TASK GOAL: Copy the lines below as they are; omit the images they contain.

PROVIDED RECORDS:
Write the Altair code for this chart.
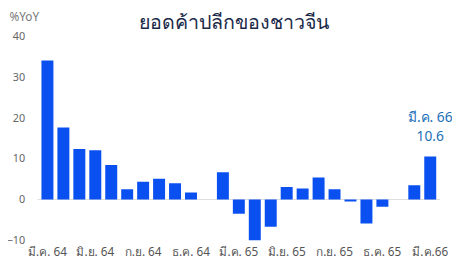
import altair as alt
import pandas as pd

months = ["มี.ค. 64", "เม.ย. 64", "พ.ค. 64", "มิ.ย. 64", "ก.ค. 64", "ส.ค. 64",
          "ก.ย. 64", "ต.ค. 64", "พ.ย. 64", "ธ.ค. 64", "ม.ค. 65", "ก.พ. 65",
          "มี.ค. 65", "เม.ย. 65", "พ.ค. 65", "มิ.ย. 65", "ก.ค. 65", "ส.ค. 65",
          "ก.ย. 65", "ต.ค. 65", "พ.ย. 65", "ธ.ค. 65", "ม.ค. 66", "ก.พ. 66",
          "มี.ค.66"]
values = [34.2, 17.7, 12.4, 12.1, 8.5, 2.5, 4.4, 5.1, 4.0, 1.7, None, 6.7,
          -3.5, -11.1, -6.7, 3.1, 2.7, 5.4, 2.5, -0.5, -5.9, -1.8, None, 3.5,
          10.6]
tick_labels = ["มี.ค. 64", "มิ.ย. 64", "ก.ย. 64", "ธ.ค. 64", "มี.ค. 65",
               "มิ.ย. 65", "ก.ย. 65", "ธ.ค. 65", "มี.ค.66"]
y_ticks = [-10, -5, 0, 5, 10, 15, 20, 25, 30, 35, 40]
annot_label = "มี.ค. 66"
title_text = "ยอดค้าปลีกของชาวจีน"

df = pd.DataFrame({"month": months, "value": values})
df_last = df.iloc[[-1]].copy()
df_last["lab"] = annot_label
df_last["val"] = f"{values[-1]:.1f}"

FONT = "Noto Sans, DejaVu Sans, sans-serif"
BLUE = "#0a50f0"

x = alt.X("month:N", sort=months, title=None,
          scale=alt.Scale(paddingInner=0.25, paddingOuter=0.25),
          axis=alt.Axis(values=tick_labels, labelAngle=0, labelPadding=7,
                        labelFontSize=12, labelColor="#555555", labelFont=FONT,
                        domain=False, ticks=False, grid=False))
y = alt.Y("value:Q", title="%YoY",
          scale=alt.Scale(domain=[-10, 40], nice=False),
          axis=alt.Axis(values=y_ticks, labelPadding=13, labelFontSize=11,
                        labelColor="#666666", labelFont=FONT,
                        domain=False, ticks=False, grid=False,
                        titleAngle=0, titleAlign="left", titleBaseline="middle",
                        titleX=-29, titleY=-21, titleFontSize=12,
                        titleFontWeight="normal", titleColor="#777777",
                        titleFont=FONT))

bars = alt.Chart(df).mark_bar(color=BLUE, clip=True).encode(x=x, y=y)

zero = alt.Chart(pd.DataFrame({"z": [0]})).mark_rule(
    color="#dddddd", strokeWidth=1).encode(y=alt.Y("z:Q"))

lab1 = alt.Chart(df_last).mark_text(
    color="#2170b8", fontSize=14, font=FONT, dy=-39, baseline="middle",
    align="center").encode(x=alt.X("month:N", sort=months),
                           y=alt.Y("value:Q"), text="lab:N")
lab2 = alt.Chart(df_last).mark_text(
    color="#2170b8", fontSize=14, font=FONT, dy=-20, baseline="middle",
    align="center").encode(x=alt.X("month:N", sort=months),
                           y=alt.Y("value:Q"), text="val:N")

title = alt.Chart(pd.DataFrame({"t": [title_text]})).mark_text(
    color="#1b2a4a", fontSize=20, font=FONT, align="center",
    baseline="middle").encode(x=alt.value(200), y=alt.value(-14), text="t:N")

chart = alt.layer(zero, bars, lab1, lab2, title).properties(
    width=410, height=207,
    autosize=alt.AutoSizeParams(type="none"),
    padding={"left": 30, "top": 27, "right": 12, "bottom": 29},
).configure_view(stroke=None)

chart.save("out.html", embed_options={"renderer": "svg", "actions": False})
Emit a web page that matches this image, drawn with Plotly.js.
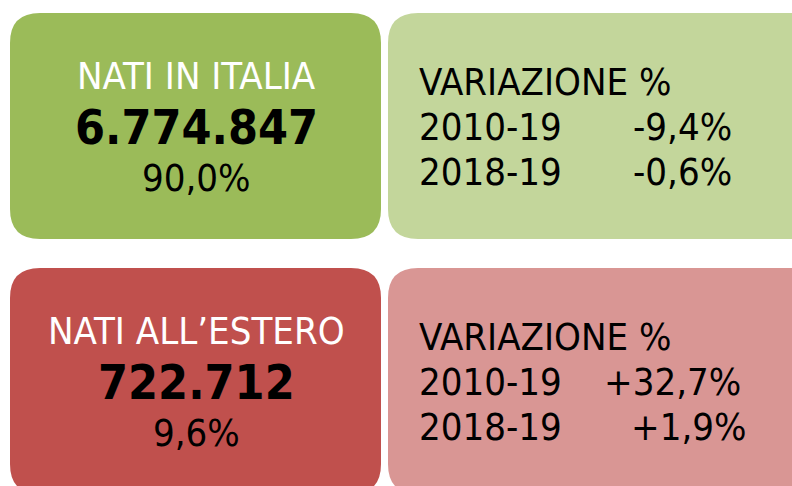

COMPLETE OUTPUT:
Write the Altair code for this chart.
import altair as alt
import pandas as pd

months = ["มี.ค. 64", "เม.ย. 64", "พ.ค. 64", "มิ.ย. 64", "ก.ค. 64", "ส.ค. 64",
          "ก.ย. 64", "ต.ค. 64", "พ.ย. 64", "ธ.ค. 64", "ม.ค. 65", "ก.พ. 65",
          "มี.ค. 65", "เม.ย. 65", "พ.ค. 65", "มิ.ย. 65", "ก.ค. 65", "ส.ค. 65",
          "ก.ย. 65", "ต.ค. 65", "พ.ย. 65", "ธ.ค. 65", "ม.ค. 66", "ก.พ. 66",
          "มี.ค.66"]
values = [34.2, 17.7, 12.4, 12.1, 8.5, 2.5, 4.4, 5.1, 4.0, 1.7, None, 6.7,
          -3.5, -11.1, -6.7, 3.1, 2.7, 5.4, 2.5, -0.5, -5.9, -1.8, None, 3.5,
          10.6]
tick_labels = ["มี.ค. 64", "มิ.ย. 64", "ก.ย. 64", "ธ.ค. 64", "มี.ค. 65",
               "มิ.ย. 65", "ก.ย. 65", "ธ.ค. 65", "มี.ค.66"]
y_ticks = [-10, -5, 0, 5, 10, 15, 20, 25, 30, 35, 40]
annot_label = "มี.ค. 66"
title_text = "ยอดค้าปลีกของชาวจีน"

df = pd.DataFrame({"month": months, "value": values})
df_last = df.iloc[[-1]].copy()
df_last["lab"] = annot_label
df_last["val"] = f"{values[-1]:.1f}"

FONT = "Noto Sans, DejaVu Sans, sans-serif"
BLUE = "#0a50f0"

x = alt.X("month:N", sort=months, title=None,
          scale=alt.Scale(paddingInner=0.25, paddingOuter=0.25),
          axis=alt.Axis(values=tick_labels, labelAngle=0, labelPadding=7,
                        labelFontSize=12, labelColor="#555555", labelFont=FONT,
                        domain=False, ticks=False, grid=False))
y = alt.Y("value:Q", title="%YoY",
          scale=alt.Scale(domain=[-10, 40], nice=False),
          axis=alt.Axis(values=y_ticks, labelPadding=13, labelFontSize=11,
                        labelColor="#666666", labelFont=FONT,
                        domain=False, ticks=False, grid=False,
                        titleAngle=0, titleAlign="left", titleBaseline="middle",
                        titleX=-29, titleY=-21, titleFontSize=12,
                        titleFontWeight="normal", titleColor="#777777",
                        titleFont=FONT))

bars = alt.Chart(df).mark_bar(color=BLUE, clip=True).encode(x=x, y=y)

zero = alt.Chart(pd.DataFrame({"z": [0]})).mark_rule(
    color="#dddddd", strokeWidth=1).encode(y=alt.Y("z:Q"))

lab1 = alt.Chart(df_last).mark_text(
    color="#2170b8", fontSize=14, font=FONT, dy=-39, baseline="middle",
    align="center").encode(x=alt.X("month:N", sort=months),
                           y=alt.Y("value:Q"), text="lab:N")
lab2 = alt.Chart(df_last).mark_text(
    color="#2170b8", fontSize=14, font=FONT, dy=-20, baseline="middle",
    align="center").encode(x=alt.X("month:N", sort=months),
                           y=alt.Y("value:Q"), text="val:N")

title = alt.Chart(pd.DataFrame({"t": [title_text]})).mark_text(
    color="#1b2a4a", fontSize=20, font=FONT, align="center",
    baseline="middle").encode(x=alt.value(200), y=alt.value(-14), text="t:N")

chart = alt.layer(zero, bars, lab1, lab2, title).properties(
    width=410, height=207,
    autosize=alt.AutoSizeParams(type="none"),
    padding={"left": 30, "top": 27, "right": 12, "bottom": 29},
).configure_view(stroke=None)

chart.save("out.html", embed_options={"renderer": "svg", "actions": False})
Emit a web page that matches this image, drawn with Plotly.js.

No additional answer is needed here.